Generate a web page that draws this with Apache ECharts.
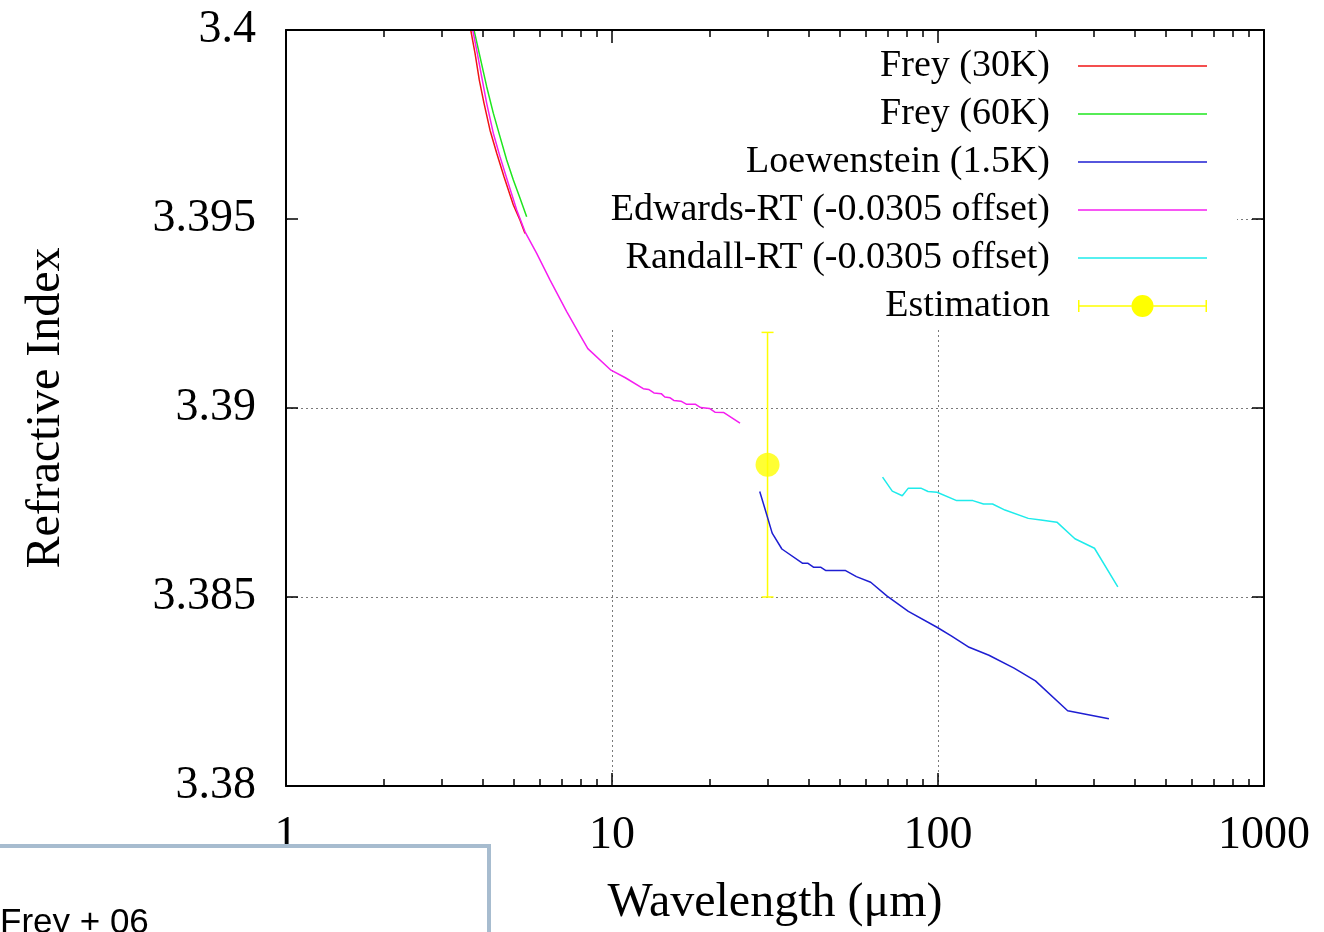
<!DOCTYPE html>
<html>
<head>
<meta charset="utf-8">
<title>Refractive Index vs Wavelength</title>
<script src="https://cdn.jsdelivr.net/npm/echarts@6/dist/echarts.min.js"></script>
<style>
  html, body { margin: 0; padding: 0; background: #fff; }
  #chart { width: 1324px; height: 932px; }
</style>
</head>
<body>
<div id="chart"></div>
<script>
// ---- data: [wavelength (µm), refractive index] ----
const frey30K = [
  [3.687, 3.4000], [3.801, 3.39938], [3.916, 3.39868], [4.050, 3.39806],
  [4.225, 3.39735], [4.430, 3.39674], [4.664, 3.39612], [4.982, 3.39537],
  [5.223, 3.39497], [5.410, 3.39462]
];
const frey60K = [
  [3.773, 3.4000], [3.937, 3.39929], [4.127, 3.39850], [4.324, 3.39780],
  [4.533, 3.39718], [4.753, 3.39656], [4.982, 3.39603], [5.223, 3.39555],
  [5.473, 3.39506]
];
const loewenstein15K = [
  [28.39, 3.38779], [29.47, 3.38733], [31.00, 3.38669], [33.20, 3.38627],
  [38.46, 3.38589], [39.93, 3.38589], [41.48, 3.38579], [43.63, 3.38579],
  [45.31, 3.38570], [52.07, 3.38570], [56.19, 3.38554], [62.16, 3.38539],
  [69.66, 3.38503], [81.10, 3.38462], [99.29, 3.38420], [109.8, 3.38397],
  [124.6, 3.38367], [143.3, 3.38346], [171.1, 3.38312], [199.0, 3.38278],
  [249.9, 3.38199], [334.4, 3.38178]
];
const edwardsRT = [
  [3.739, 3.4000], [3.863, 3.39938], [3.984, 3.39876], [4.127, 3.39806],
  [4.324, 3.39727], [4.533, 3.39665], [4.808, 3.39594], [5.102, 3.39524],
  [5.410, 3.39466], [5.875, 3.39409], [6.452, 3.39339], [7.262, 3.39255],
  [7.978, 3.39193], [8.43, 3.39157], [9.93, 3.39100], [10.99, 3.39080],
  [12.47, 3.39051], [12.95, 3.39049], [13.45, 3.39040], [14.16, 3.39038],
  [14.52, 3.39029], [15.08, 3.39027], [15.47, 3.39020], [16.27, 3.39018],
  [16.90, 3.39010], [18.00, 3.39010], [18.70, 3.39001], [19.91, 3.38999],
  [20.69, 3.38989], [22.04, 3.38988], [24.70, 3.38960]
];
const randallRT = [
  [67.6, 3.38817], [72.4, 3.38780], [77.7, 3.38768], [81.1, 3.38788],
  [88.6, 3.38788], [93.2, 3.38779], [99.3, 3.38777], [114.1, 3.38755],
  [127.9, 3.38755], [137.9, 3.38746], [147.0, 3.38746], [160.5, 3.38730],
  [189.2, 3.38708], [206.8, 3.38704], [231.6, 3.38698], [263.0, 3.38654],
  [302.0, 3.38629], [356.1, 3.38527]
];
// estimation: wavelength, index, half-width of the error bar
const estWavelength = [30];
const estIndex = [3.3885];
const estError = [0.0035];

const seriesNames = [
  'Frey (30K)', 'Frey (60K)', 'Loewenstein (1.5K)',
  'Edwards-RT (-0.0305 offset)', 'Randall-RT (-0.0305 offset)'
];
const seriesData = [frey30K, frey60K, loewenstein15K, edwardsRT, randallRT];
const seriesColors = ['#f01414', '#1ee61e', '#1e1ed2', '#f51ef0', '#1eebeb'];
const estColor = '#ffff00';
const estName = 'Estimation';

// axis ticks
const xMinorTicks = [2, 3, 4, 5, 6, 7, 8, 9, 20, 30, 40, 50, 60, 70, 80, 90,
                     200, 300, 400, 500, 600, 700, 800, 900];

// ---- styling ----
const serif = '"Liberation Serif", "Times New Roman", serif';
const black = '#000';

const chart = echarts.init(document.getElementById('chart'), null, { renderer: 'canvas' });

const logBase = { type: 'log', logBase: 10, min: 1, max: 1000, gridIndex: 0 };
const valueBase = { type: 'value', min: 3.38, max: 3.4, interval: 0.005, gridIndex: 0, scale: true };
const frameLine = { show: true, onZero: false, lineStyle: { color: black, width: 2 } };
const tickStyle = { color: black, width: 1.5 };
const dotted = { color: '#7a7a7a', width: 1, type: [2, 3] };

function xAxisDef(position, opts) {
  return Object.assign({}, logBase, {
    position: position, z: 3,
    axisLine: { show: false },
    axisTick: { show: false },
    axisLabel: { show: false },
    splitLine: { show: false }
  }, opts);
}
function yAxisDef(position, opts) {
  return Object.assign({}, valueBase, {
    position: position, z: 3,
    axisLine: { show: false },
    axisTick: { show: false },
    axisLabel: { show: false },
    splitLine: { show: false }
  }, opts);
}

const xAxes = [
  xAxisDef('bottom', {
    axisLine: frameLine,
    axisTick: { show: true, inside: true, length: 13, lineStyle: tickStyle },
    axisLabel: {
      show: true, fontFamily: serif, fontSize: 46, color: black, margin: 27,
      formatter: v => String(Math.round(v))
    },
    name: 'Wavelength (\u03bcm)', nameLocation: 'middle', nameGap: 93,
    nameTextStyle: { fontFamily: serif, fontSize: 48, color: black }
  }),
  xAxisDef('bottom', {
    axisTick: { show: true, inside: true, length: 7, lineStyle: tickStyle, customValues: xMinorTicks }
  }),
  xAxisDef('top', {
    axisLine: frameLine,
    axisTick: { show: true, inside: true, length: 13, lineStyle: tickStyle }
  }),
  xAxisDef('top', {
    axisTick: { show: true, inside: true, length: 7, lineStyle: tickStyle, customValues: xMinorTicks }
  }),
  // grid lines only
  xAxisDef('bottom', {
    z: 0,
    splitLine: { show: true, showMinLine: false, showMaxLine: false, lineStyle: dotted }
  })
];

const yAxes = [
  yAxisDef('left', {
    axisLine: frameLine,
    axisTick: { show: true, inside: true, length: 12, lineStyle: tickStyle },
    axisLabel: { show: true, fontFamily: serif, fontSize: 46, color: black, margin: 30 },
    name: 'Refractive Index', nameLocation: 'middle', nameGap: 216,
    nameTextStyle: { fontFamily: serif, fontSize: 48, color: black }
  }),
  yAxisDef('right', {
    axisLine: frameLine,
    axisTick: { show: true, inside: true, length: 12, lineStyle: tickStyle }
  }),
  yAxisDef('left', {
    z: 0,
    splitLine: { show: true, showMinLine: false, showMaxLine: false, lineStyle: dotted }
  })
];

const lineSeries = seriesNames.map((name, i) => ({
  type: 'line',
  name: name,
  data: seriesData[i],
  xAxisIndex: 0,
  yAxisIndex: 0,
  symbol: 'none',
  showSymbol: false,
  smooth: false,
  clip: true,
  z: 2,
  color: seriesColors[i],
  lineStyle: { color: seriesColors[i], width: 1.5 }
}));

const estRows = estWavelength.map((w, i) => [w, estIndex[i] - estError[i], estIndex[i] + estError[i]]);

const errorBarSeries = {
  type: 'custom',
  name: estName,
  xAxisIndex: 0,
  yAxisIndex: 0,
  z: 2,
  itemStyle: { color: estColor },
  encode: { x: 0, y: [1, 2] },
  data: estRows,
  renderItem: function (params, api) {
    const x = api.value(0);
    const lo = api.coord([x, api.value(1)]);
    const hi = api.coord([x, api.value(2)]);
    const cap = 6;
    const st = { stroke: estColor, lineWidth: 1.5 };
    return {
      type: 'group',
      children: [
        { type: 'line', shape: { x1: lo[0], y1: lo[1], x2: hi[0], y2: hi[1] }, style: st },
        { type: 'line', shape: { x1: lo[0] - cap, y1: lo[1], x2: lo[0] + cap, y2: lo[1] }, style: st },
        { type: 'line', shape: { x1: hi[0] - cap, y1: hi[1], x2: hi[0] + cap, y2: hi[1] }, style: st }
      ]
    };
  }
};

const estPointSeries = {
  type: 'scatter',
  name: estName,
  xAxisIndex: 0,
  yAxisIndex: 0,
  z: 3,
  symbol: 'circle',
  symbolSize: 24,
  itemStyle: { color: estColor },
  data: estWavelength.map((w, i) => [w, estIndex[i]])
};

// legend keys: a thin line, and a line with end caps and a dot for the estimation
const lineIcon = 'path://M0,0H129V1.5H0Z';
const estIcon = 'path://M0,6H1.5V11.25H53.5V12.75H1.5V18H0Z' +
  'M75.5,11.25H127.5V6H129V18H127.5V12.75H75.5Z' +
  'M75.5,12A11,11 0 1,1 53.5,12A11,11 0 1,1 75.5,12Z';

const legendData = seriesNames.map(n => ({ name: n, icon: lineIcon }))
  .concat([{ name: estName, icon: estIcon }]);

chart.setOption({
  animation: false,
  backgroundColor: '#fff',
  grid: { left: 286, right: 60, top: 30, bottom: 146, containLabel: false, outerBoundsMode: 'none' },
  xAxis: xAxes,
  yAxis: yAxes,
  legend: {
    orient: 'vertical',
    align: 'right',
    right: 117,
    top: 47,
    padding: 0,
    itemWidth: 129,
    itemHeight: 24,
    itemGap: 10,
    selectedMode: false,
    itemStyle: { borderWidth: 0 },
    textStyle: { fontFamily: serif, fontSize: 38, color: black, padding: [0, 23, 0, 0] },
    data: legendData
  },
  graphic: [
    // opaque key area: hides the grid behind the key
    {
      type: 'rect', z: 1, silent: true,
      shape: { x: 288, y: 32, width: 949, height: 297 },
      style: { fill: '#fff' }
    },
    // reference panel in the lower-left corner
    {
      type: 'rect', z: 10, silent: true,
      shape: { x: -10, y: 846, width: 499, height: 120 },
      style: { fill: '#fff', stroke: '#a7bccf', lineWidth: 4 }
    },
    {
      type: 'text', z: 11, silent: true,
      x: 0, y: 906,
      style: { text: 'Frey + 06', font: '35px "Liberation Sans", Arial, sans-serif', fill: '#000', verticalAlign: 'top' }
    }
  ],
  series: lineSeries.concat([errorBarSeries, estPointSeries])
});
</script>
</body>
</html>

WORK REQUIRED: Every line of the listing that holds "with" is to be counted; give only the resulting number.

RESULT OF THE EXERCISE: 2